Conducting a Business Meeting
Experienced local presidents say that the best run meetings are those that are well-planned in advance. You should develop an agenda and send it out ahead of time along with minutes form the last meeting and any other materials that might be helpful to have ahead of time. Good meetings start on time, end on time and do not get bogged down in the middle. Utilizing Robert’s Rules of Order will help to ensure that your meeting runs smoothly and that all have the opportunity to be heard.
- During discussion, the president never takes sides but should act as a moderator seeing that all issues are fairly debated. Do not use the meeting as your personal “bully pulpit.”
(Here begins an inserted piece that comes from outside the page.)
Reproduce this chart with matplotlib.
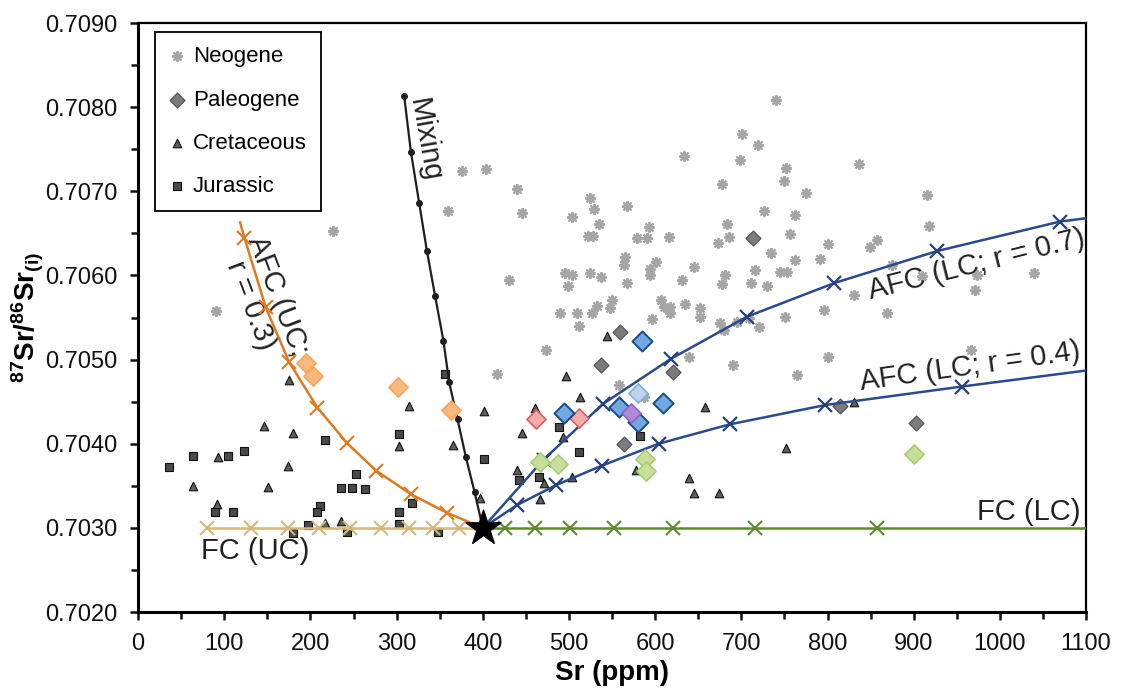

- All members are equal: in rights, privileges and duties.
- Order must be preserved
- Members must be courteous in their remarks and actions
- Members are free to express their opinions, even if they are in a minority in their views.
- Business must be conducted efficiently and within a reasonable amount of time.
- Justice must be done to all by giving them an opportunity to speak and vote.
- Give everyone wishing to speak opportunity to do so before calling on the same person twice.
- The president never makes a motion nor debates from the chair without first having appointed someone (the vice president) to preside over the meeting. The person appointed presides over the meeting until the vote has been announced.
Parliamentary Procedure for Local Presidents
The following is a sample agenda you may want to use when you have association board meetings.
Meeting called to order
The president calls the meeting to order and makes the opening remarks.
Roll call, if necessary.
It is important to note that the secretary takes the minutes during a meeting and that attendance of all members, nonmembers, and guests should be recorded in the minutes. A sign-in is another option if you don’t want to call roll.
Approval of the minutes
Send out advance copies of the minutes so that all have a chance to look them over prior to the meeting.
Minutes should not identify who said what. Be sure that they provide a broad overview of motions made and votes but do not detail comments and discussion pertaining to specific individuals.
Request any corrections to the minutes.
No motion is needed to receive the treasurer’s report unless the report is audited.
Reports of officers
Reports of committees
Committee chairpersons who are to report should sit up front.
No motion is needed for adoption of committee reports unless recommendations for association action are made.
Committee recommendations for action
A motion to adopt is usually made by the committee chairperson and seconded by a committee member.
Each motion is discussed and voted up or down before another main motion can be proposed.
The same procedure can be followed for any motion that is made during the meeting.
Unfinished business (old business)
Unfinished business from the last meeting is brought to the floor for action.
Other items for discussion or program (if any)*
The president automatically adjourns the meeting, except when there is unfinished business. Then a motion for adjournment must be made and voted on.